As you can see, there are quite a few permutations of input conditions to check, but at least the most basic of functions can be validated fairly simply.

NEED TO UNDERSTAND THE CIRCUITRY TO DEBUG FAILURES AND FIX

If the card passes all its tests and we are pointing elsewhere in the machine for the source of the mystery oscillation of the Delay signal, we don't need the circuitry in this card. More likely, however, it is a problem in this card that must be diagnosed and repaired. Two 6213 cards, each failing in unique ways, suggests a couple of things to me. 

First, it suggests that these two cards are broken in their own ways and I will have to repair at least one to continue with the restoration. Second, it raises the concern that some catastrophic voltage excursion took place which damaged many cards. If that is the case it will be much harder to restore this system. 

I noticed that the rear of one of these cards has black magic marker on various solder pads - this may indicate that this was known to be bad and was being debugged by someone else. I hope it wasn't a 'junk' card meant for disposal that someone stuck in the machine when it was sold to the museum. 

Rear of 6213 card with black marker on some pads

REVERSE ENGINEERING THE CARD SUFFICIENTLY TO DEBUG

I don't have the card schematics and layout, but I do have two bookends that can help me reverse engineer the circuit so that I can figure out where it is going bad. 

The first bookend is the ALD (Automated Logic Diagram) of the 1130 which shows all the logic gates and their interconnections. There are flipflops (FF), And-Or-Invert (AOI) gates, And gates, Not gates, edge triggered inverters, single shots, switch debouncers and dot-OR 'gates' on the diagram for the card.

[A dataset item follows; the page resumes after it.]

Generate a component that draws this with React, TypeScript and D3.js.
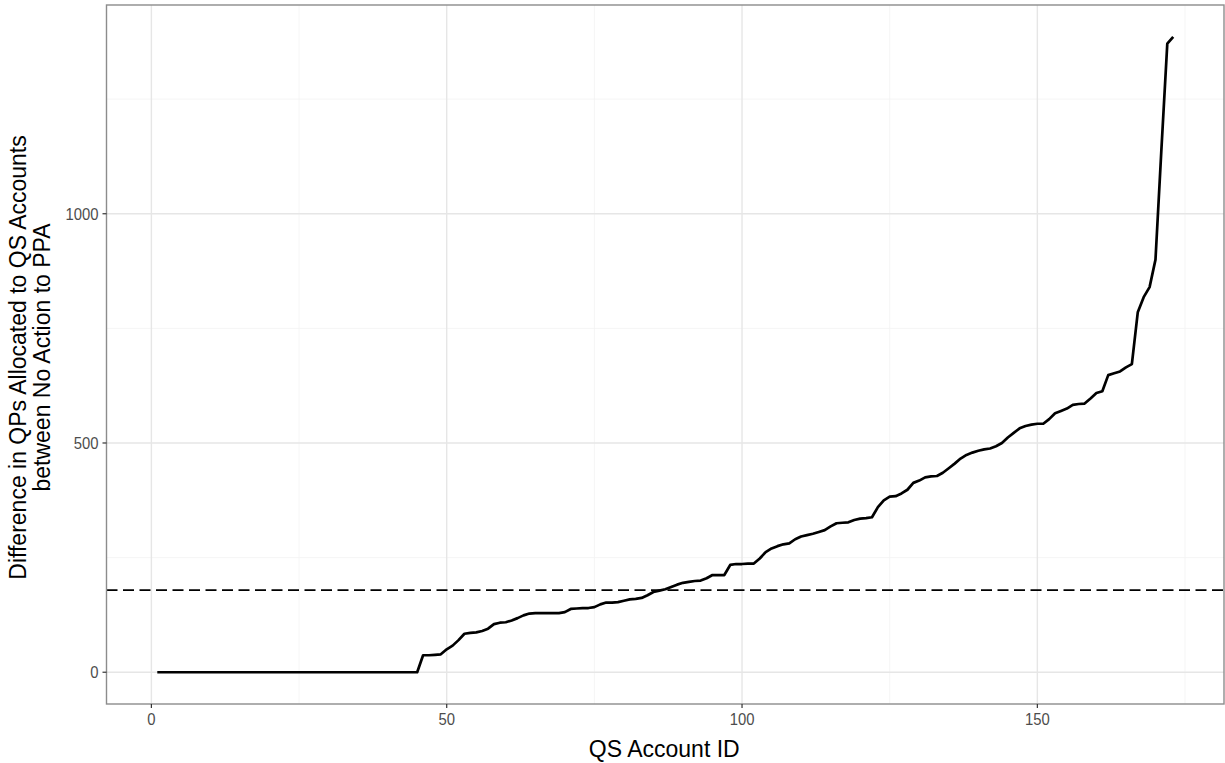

The second bookend is the physical card with its part numbers on the SLT cans and other components. These indicate which are AOI, FF or other functions for which there ARE circuit diagrams. Since I know the SLT can pin numbers for inputs and outputs, plus the card pin numbers for signals, I can beep out which cans are implementing each gate from the ALD.

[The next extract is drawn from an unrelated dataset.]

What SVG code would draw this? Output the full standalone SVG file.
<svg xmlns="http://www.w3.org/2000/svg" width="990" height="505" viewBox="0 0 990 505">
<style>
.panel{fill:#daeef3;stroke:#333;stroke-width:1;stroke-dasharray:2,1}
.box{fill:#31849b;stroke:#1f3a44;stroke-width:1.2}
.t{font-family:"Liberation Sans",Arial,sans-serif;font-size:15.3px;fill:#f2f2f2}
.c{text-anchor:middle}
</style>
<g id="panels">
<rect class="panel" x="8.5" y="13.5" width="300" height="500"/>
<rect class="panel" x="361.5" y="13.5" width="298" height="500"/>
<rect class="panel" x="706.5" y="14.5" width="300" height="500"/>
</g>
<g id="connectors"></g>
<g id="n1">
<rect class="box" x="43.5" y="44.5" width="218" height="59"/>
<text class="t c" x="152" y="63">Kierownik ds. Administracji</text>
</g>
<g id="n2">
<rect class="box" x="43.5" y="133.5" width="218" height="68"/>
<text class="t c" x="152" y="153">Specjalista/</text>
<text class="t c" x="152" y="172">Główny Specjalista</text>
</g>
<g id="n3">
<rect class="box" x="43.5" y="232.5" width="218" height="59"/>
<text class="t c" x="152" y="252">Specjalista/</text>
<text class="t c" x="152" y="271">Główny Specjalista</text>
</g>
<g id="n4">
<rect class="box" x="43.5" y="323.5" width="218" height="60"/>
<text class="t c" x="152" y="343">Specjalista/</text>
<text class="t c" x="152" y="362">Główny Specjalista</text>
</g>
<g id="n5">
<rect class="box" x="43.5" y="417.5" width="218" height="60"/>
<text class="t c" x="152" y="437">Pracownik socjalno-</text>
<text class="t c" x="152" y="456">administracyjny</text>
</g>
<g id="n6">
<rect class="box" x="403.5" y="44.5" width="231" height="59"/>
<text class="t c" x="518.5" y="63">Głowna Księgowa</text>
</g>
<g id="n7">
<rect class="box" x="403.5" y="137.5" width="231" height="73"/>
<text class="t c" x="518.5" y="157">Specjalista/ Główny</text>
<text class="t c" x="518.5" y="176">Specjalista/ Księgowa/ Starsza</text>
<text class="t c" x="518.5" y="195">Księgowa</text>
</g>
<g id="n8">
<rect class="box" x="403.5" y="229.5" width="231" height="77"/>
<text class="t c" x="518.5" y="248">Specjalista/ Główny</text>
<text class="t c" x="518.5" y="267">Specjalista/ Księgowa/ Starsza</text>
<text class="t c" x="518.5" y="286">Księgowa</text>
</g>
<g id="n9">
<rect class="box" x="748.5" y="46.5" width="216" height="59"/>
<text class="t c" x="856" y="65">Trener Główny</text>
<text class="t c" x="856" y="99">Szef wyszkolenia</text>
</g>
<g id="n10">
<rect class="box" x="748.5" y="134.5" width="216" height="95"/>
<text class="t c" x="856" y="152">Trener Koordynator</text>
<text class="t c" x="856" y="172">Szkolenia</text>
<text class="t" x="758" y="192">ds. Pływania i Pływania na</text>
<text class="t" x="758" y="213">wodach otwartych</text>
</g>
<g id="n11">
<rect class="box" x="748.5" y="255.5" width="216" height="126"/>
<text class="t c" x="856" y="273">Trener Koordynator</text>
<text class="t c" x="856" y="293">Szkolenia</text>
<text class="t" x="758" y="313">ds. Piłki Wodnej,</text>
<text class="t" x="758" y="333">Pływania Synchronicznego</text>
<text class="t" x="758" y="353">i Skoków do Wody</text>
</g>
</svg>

The card has four pins that do not show up on the ALD, but they may have some connection to an internal state that would aid in debugging or checkout at the manufacturing plant even though not used inside the 1130 itself. If I can beep out those and relate them to the circuitry, it might let me observe some internal state more easily.

However, every single connection and pin from SLT cans or other components are accessible by touching the solder pad on the rear of the card. Thus, I can narrow down to the component(s) that are failing by varying my inputs and observing the the oscilloscope. 

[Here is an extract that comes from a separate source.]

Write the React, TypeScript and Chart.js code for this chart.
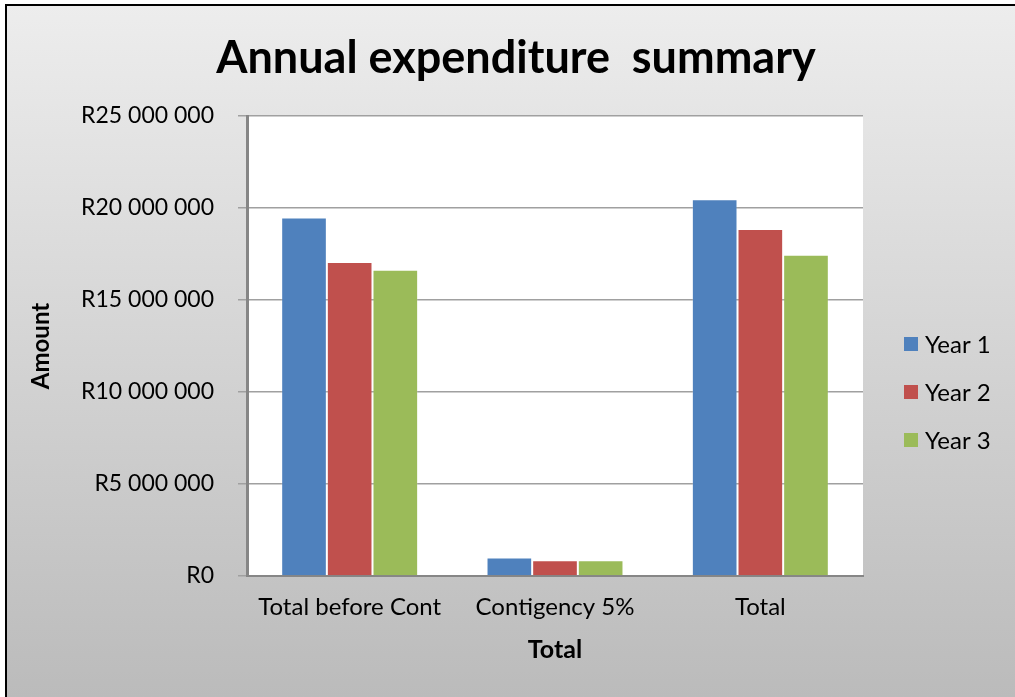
import React, { useEffect, useRef } from "react";
import { Chart, registerables } from "chart.js";

Chart.register(...registerables);

const categories = ["Total before Cont", "Contigency 5%", "Total"];
const seriesNames = ["Year 1", "Year 2", "Year 3"];
const year1 = [19490000, 1010000, 20470000];
const year2 = [17060000, 860000, 18860000];
const year3 = [16640000, 860000, 17460000];
const seriesColors = ["#4f81bd", "#c0504d", "#9bbb59"];
const yTicks = [0, 5000000, 10000000, 15000000, 20000000, 25000000];
const titleText = "Annual expenditure  summary";

const FONT = "Lato, 'Open Sans', sans-serif";

function formatRand(v: number): string {
  if (v === 0) return "R0";
  const s = Math.round(v).toString();
  return "R" + s.replace(/\B(?=(\d{3})+(?!\d))/g, " ");
}

const backgroundPlugin = {
  id: "bgPlugin",
  beforeDraw(chart: any) {
    const { ctx, width, height, chartArea } = chart;
    ctx.save();
    ctx.fillStyle = "#ffffff";
    ctx.fillRect(0, 0, width, height);
    const g = ctx.createLinearGradient(0, 5, 0, height);
    g.addColorStop(0, "#ededed");
    g.addColorStop(1, "#bbbbbb");
    ctx.fillStyle = g;
    ctx.fillRect(6, 5, width - 6, height - 5);
    ctx.strokeStyle = "#000000";
    ctx.lineWidth = 2;
    ctx.beginPath();
    ctx.moveTo(6, height);
    ctx.lineTo(6, 5);
    ctx.lineTo(width, 5);
    ctx.stroke();
    // plot area
    ctx.fillStyle = "#ffffff";
    ctx.fillRect(chartArea.left, chartArea.top, chartArea.right - chartArea.left, chartArea.bottom - chartArea.top);
    // title
    ctx.fillStyle = "#000000";
    ctx.font = `bold 45px ${FONT}`;
    ctx.textAlign = "center";
    ctx.textBaseline = "middle";
    ctx.fillText(titleText, 516, 58);
    ctx.restore();
  },
  afterDraw(chart: any) {
    const { ctx } = chart;
    ctx.save();
    ctx.font = `24px ${FONT}`;
    ctx.textBaseline = "middle";
    ctx.textAlign = "left";
    chart.data.datasets.forEach((ds: any, i: number) => {
      const cy = 344 + i * 48;
      ctx.fillStyle = ds.backgroundColor;
      ctx.fillRect(904, cy - 7, 14, 14);
      ctx.fillStyle = "#000000";
      ctx.fillText(ds.label, 925, cy + 1);
    });
    ctx.restore();
  },
};

export default function App() {
  const ref = useRef<HTMLCanvasElement | null>(null);
  useEffect(() => {
    if (!ref.current) return;
    const seriesData = [year1, year2, year3];
    const chart = new Chart(ref.current, {
      type: "bar",
      data: {
        labels: categories,
        datasets: seriesNames.map((name, i) => ({
          label: name,
          data: seriesData[i],
          backgroundColor: seriesColors[i],
          borderColor: "rgba(255,255,255,0.18)",
          borderWidth: 1,
          categoryPercentage: 0.667,
          barPercentage: 1,
        })),
      },
      options: {
        responsive: false,
        animation: false,
        devicePixelRatio: 1,
        layout: { padding: { left: 0, top: 116, right: 152, bottom: 0 } },
        plugins: {
          legend: { display: false },
          title: { display: false },
          tooltip: { enabled: false },
        },
        scales: {
          x: {
            grid: { display: false, drawTicks: false },
            border: { display: true, color: "#868686", width: 2 },
            ticks: {
              color: "#000000",
              font: { family: FONT, size: 24 },
              padding: 17,
              maxRotation: 0,
              autoSkip: false,
            },
            title: {
              display: true,
              text: "Total",
              color: "#000000",
              font: { family: FONT, size: 25, weight: "bold" },
              padding: { top: 0, bottom: 32 },
            },
            afterFit(scale: any) {
              scale.height = 121;
            },
          },
          y: {
            min: 0,
            max: 25000000,
            afterBuildTicks(scale: any) {
              scale.ticks = yTicks.map((v) => ({ value: v }));
            },
            grid: {
              color: "#a0a0a0",
              lineWidth: 1.5,
              drawTicks: true,
              tickLength: 9,
              tickColor: "#a0a0a0",
            },
            border: { display: true, color: "#868686", width: 3 },
            ticks: {
              color: "#000000",
              font: { family: FONT, size: 23 },
              padding: 24,
              callback: (v: any) => formatRand(Number(v)),
            },
            title: {
              display: true,
              text: "Amount",
              color: "#000000",
              font: { family: FONT, size: 24, weight: "bold" },
              padding: { top: 27, bottom: 0 },
            },
            afterFit(scale: any) {
              scale.width = 247;
            },
          },
        },
      },
      plugins: [backgroundPlugin],
    });
    return () => chart.destroy();
  }, []);
  return (
    <div style={{ position: "absolute", left: 0, top: 0, width: 1015, height: 697 }}>
      <canvas ref={ref} width={1015} height={697} style={{ display: "block" }} />
    </div>
  );
}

If I do find bad components, I have the potential to repair the card. Other cards with different overall functions may have the same SLT can that is broken. If I can remove that from a donor card and substitute it for the defective can on this card, I could get it working. Since FFs, AOI and other cans are very common elements, this should be simple to do. 

The backstop, much harder, is to make a tiny PCB the size of the SLT can, using surface mount transistors, diodes, resistors etc as a replacement that can be put on the card in place of the failed can. There would be a time lag of two to three weeks for each can to be fabricated AND it wouldn't be original components in the machine. 

CLEANING UP THE TEST BOX AND GETTING NECESSARY CABLING

The SLT tester box I have had a modification made, introducing switches to break connections between the sockets for certain pins and the pins themselves in the card connector. The ones that were switched aren't the normal SLT power pins, so I really don't now why these mods were made.

I reversed them, so that now the sockets are all connected directly to the associated SLT connector pin. The sockets take a standard 4mm banana plug, of which I was in short supply. I have a suitable number on the way allowing me to cable up on Monday and do the testing. The banana plugs also fit into my bench power supplies, allowing a very convenient method of supplying power.

Wires with a banana plug will route various signals to a breadboard where I can implement pullup and pulldown resistors, add switches for signals I want to vary to put the card through its paces.